January 26, 2020 12 min read 1 Comment
Looking out over the “old city” of Tangier

Welcome Wanderlust Lovers!

What an adventure! I have to start this blog post with saying how blessed I am for where we live currently. At a moment’s notice I was able to pack up my daughter and I and hop a ferry to Africa!

Now, to those who know me and my style of traveling, I tend to lean away from taking tours. There are situations when taking a tour is the only option to participate in certain activities or have access to certain places – then I am okay with taking a tour. But for the most part I enjoy traveling more “free range” and make my own itinerary.

Well to start this tale, a friend of mine and I decided that we were going to take a day trip to Tangier, partly because I have been dying to finally visit Morocco and partly because I am on a time crunch to get 30 countries before the end of March for my 30th Birthday. She was going to be bringing her youngest baby (who is 6 months old) and I, of course, was going to be bringing my daughter with me (who is now 3).

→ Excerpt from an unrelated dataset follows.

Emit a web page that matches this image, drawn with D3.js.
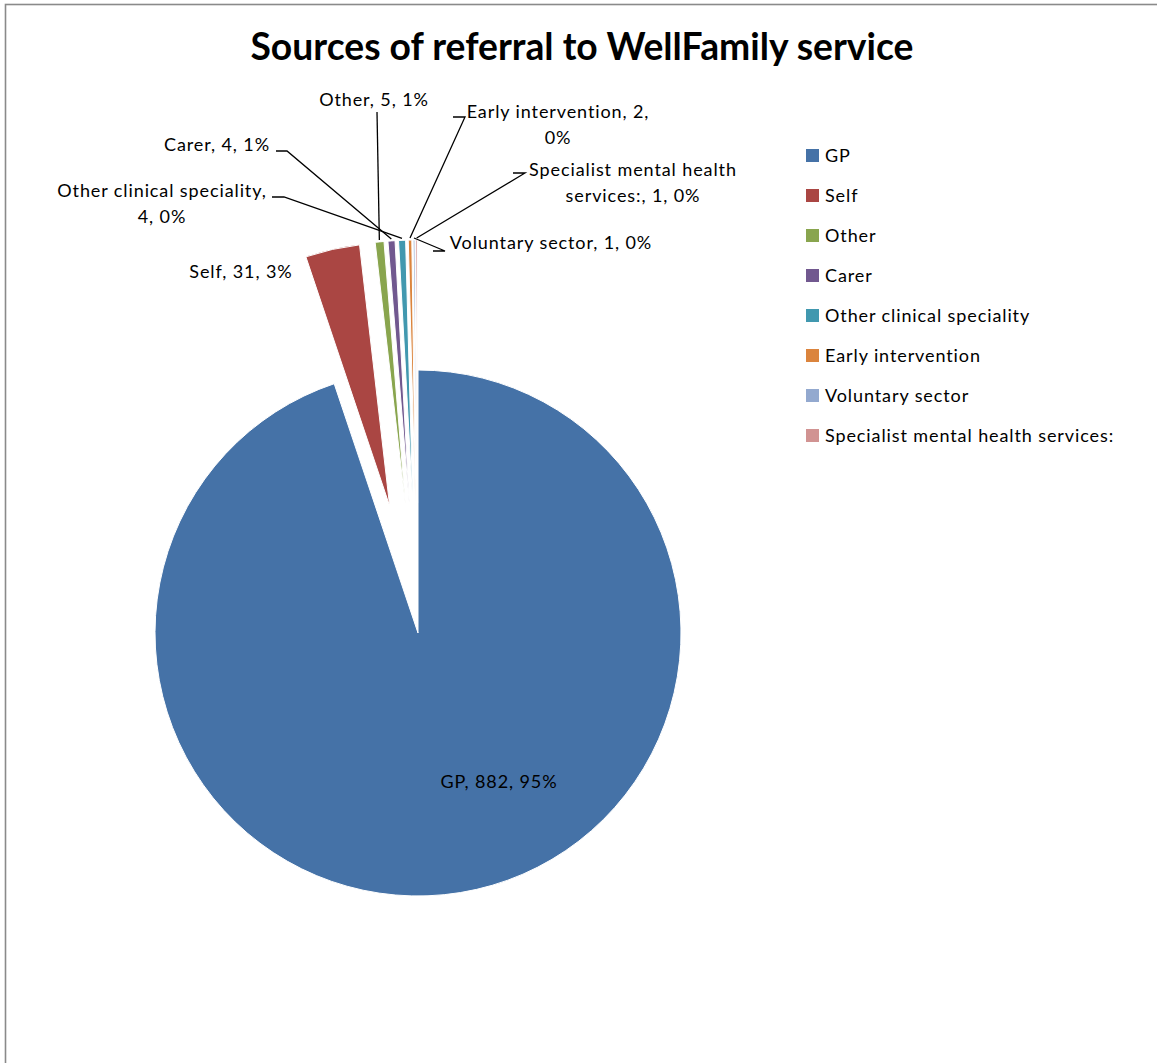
<!DOCTYPE html>
<html>
<head>
<meta charset="utf-8">
<script src="https://cdn.jsdelivr.net/npm/d3@7"></script>
<style>
  body { margin: 0; background: #fff; }
  text { font-family: Lato, "Open Sans", sans-serif; fill: #000; }
  .lbl { font-size: 18px; letter-spacing: 0.9px; }
</style>
</head>
<body>
<svg id="chart" width="1157" height="1063"></svg>
<script>
// Referral sources and counts
const categories = [
  "GP", "Self", "Other", "Carer", "Other clinical speciality",
  "Early intervention", "Voluntary sector", "Specialist mental health services:"
];
const referrals = [882, 31, 5, 4, 4, 2, 1, 1];
const sliceColors = ["#4572A7", "#AA4643", "#89A54E", "#71588F", "#4198AF", "#DB843D", "#93A9CF", "#D19392"];
const chartTitle = "Sources of referral to WellFamily service";

// Whole-number percentages that still add up to 100 (largest remainder)
function roundedPercents(values) {
  const total = d3.sum(values);
  const raw = values.map(v => v / total * 100);
  const out = raw.map(Math.floor);
  const left = 100 - d3.sum(out);
  const order = raw.map((r, i) => [r - Math.floor(r), i]).sort((a, b) => b[0] - a[0] || a[1] - b[1]);
  for (let k = 0; k < left; k++) out[order[k][1]] += 1;
  return out;
}
const percents = roundedPercents(referrals);

// Label placement: anchor point, optional line break and leader elbow points
const labelLayout = {
  "GP": { x: 499, y: 788 },
  "Self": { x: 241, y: 278 },
  "Other": { x: 374, y: 106, leader: [[377, 112]] },
  "Carer": { x: 217, y: 151, leader: [[287, 151], [276, 151]] },
  "Other clinical speciality": { x: 162, y: 197, breakAfter: "speciality,", leader: [[284, 197], [272, 197]] },
  "Early intervention": { x: 558, y: 118, breakAfter: "2,", leader: [[465, 117], [453, 117]] },
  "Voluntary sector": { x: 551, y: 249, leader: [[445, 251], [433, 251]] },
  "Specialist mental health services:": { x: 633, y: 176, breakAfter: "health", leader: [[525, 173], [513, 173]] }
};

const W = 1157, H = 1063;
const svg = d3.select("#chart");

// chart frame
svg.append("rect")
  .attr("x", 5.5).attr("y", 4.5)
  .attr("width", W + 10).attr("height", H + 10)
  .attr("fill", "none").attr("stroke", "#8a8a8a").attr("stroke-width", 1.6);

// title, fitted to its box
const title = svg.append("text")
  .attr("x", 582).attr("y", 60)
  .attr("text-anchor", "middle")
  .style("font-weight", 700)
  .style("font-size", "38px")
  .text(chartTitle);
const titleWidth = 663;
if (title.node().getComputedTextLength() > titleWidth) {
  title.attr("textLength", titleWidth).attr("lengthAdjust", "spacingAndGlyphs");
}

// pie
const cx = 418, cy = 633, radius = 263, explode = 130;
const data = categories.map((name, i) => ({ name, value: referrals[i], pct: percents[i], color: sliceColors[i] }));
const pie = d3.pie().sort(null).value(d => d.value).startAngle(0).endAngle(2 * Math.PI);
const arcs = pie(data);
const arcGen = d3.arc().innerRadius(0).outerRadius(radius);

function shift(a, i) {
  if (i === 0) return [0, 0];
  const m = (a.startAngle + a.endAngle) / 2;
  return [explode * Math.sin(m), -explode * Math.cos(m)];
}

const g = svg.append("g").attr("transform", `translate(${cx},${cy})`);
g.selectAll("path.slice")
  .data(arcs)
  .join("path")
  .attr("class", "slice")
  .attr("transform", (a, i) => { const s = shift(a, i); return `translate(${s[0]},${s[1]})`; })
  .attr("d", arcGen)
  .attr("fill", a => a.data.color)
  .attr("stroke", "#fff")
  .attr("stroke-width", 1);

// leader lines
const line = d3.line();
arcs.forEach((a, i) => {
  const lay = labelLayout[a.data.name];
  if (!lay.leader) return;
  const s = shift(a, i);
  const m = (a.startAngle + a.endAngle) / 2;
  const r = radius + 2;
  const p0 = [cx + s[0] + r * Math.sin(m), cy + s[1] - r * Math.cos(m)];
  svg.append("path")
    .attr("d", line([p0, ...lay.leader]))
    .attr("fill", "none")
    .attr("stroke", "#000")
    .attr("stroke-width", 1.3);
});

// data labels: "name, value, pct%"
const lineGap = 26;
arcs.forEach(a => {
  const d = a.data;
  const lay = labelLayout[d.name];
  const full = `${d.name}, ${d.value}, ${d.pct}%`;
  let lines = [full];
  if (lay.breakAfter) {
    const k = full.indexOf(lay.breakAfter) + lay.breakAfter.length;
    lines = [full.slice(0, k), full.slice(k).trim()];
  }
  const t = svg.append("text")
    .attr("class", "lbl")
    .attr("x", lay.x).attr("y", lay.y)
    .attr("text-anchor", "middle");
  lines.forEach((ln, j) => {
    t.append("tspan").attr("x", lay.x).attr("dy", j === 0 ? 0 : lineGap).text(ln);
  });
});

// legend
const legend = svg.append("g").attr("transform", "translate(806,149)");
const rows = legend.selectAll("g")
  .data(data)
  .join("g")
  .attr("transform", (d, i) => `translate(0,${i * 40})`);
rows.append("rect")
  .attr("width", 13).attr("height", 13)
  .attr("fill", d => d.color);
rows.append("text")
  .attr("class", "lbl")
  .attr("x", 19).attr("y", 13)
  .text(d => d.name);
</script>
</body>
</html>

Flowers growing next to what used to be known as the “End of the Earth” lighthouse

As we continued to make plans for our day trip I could tell that she was nervous about going to Africa for the first time alone (as a woman and mother) when she suggested that we should hire a tour driver. At first I was really hesitant about wanting to take a tour. After all, I was the nerdy researcher who already had a route in mind and transportation solutions planned out to make it as easy as possible on two moms traveling with their “littles”. After thinking on it and communicating with the tour company that someone had been recommended to us, Jamal Chatt Private Tours, I started to be a little more open minded to going on a tour. The biggest highlight points for me to set up the private tour was:

1) He takes care of all the ferry transportation for us – huge burden off my shoulders
2) It was an all inclusive Private Tour – so I didn’t have to worry about other people while traveling with my toddler.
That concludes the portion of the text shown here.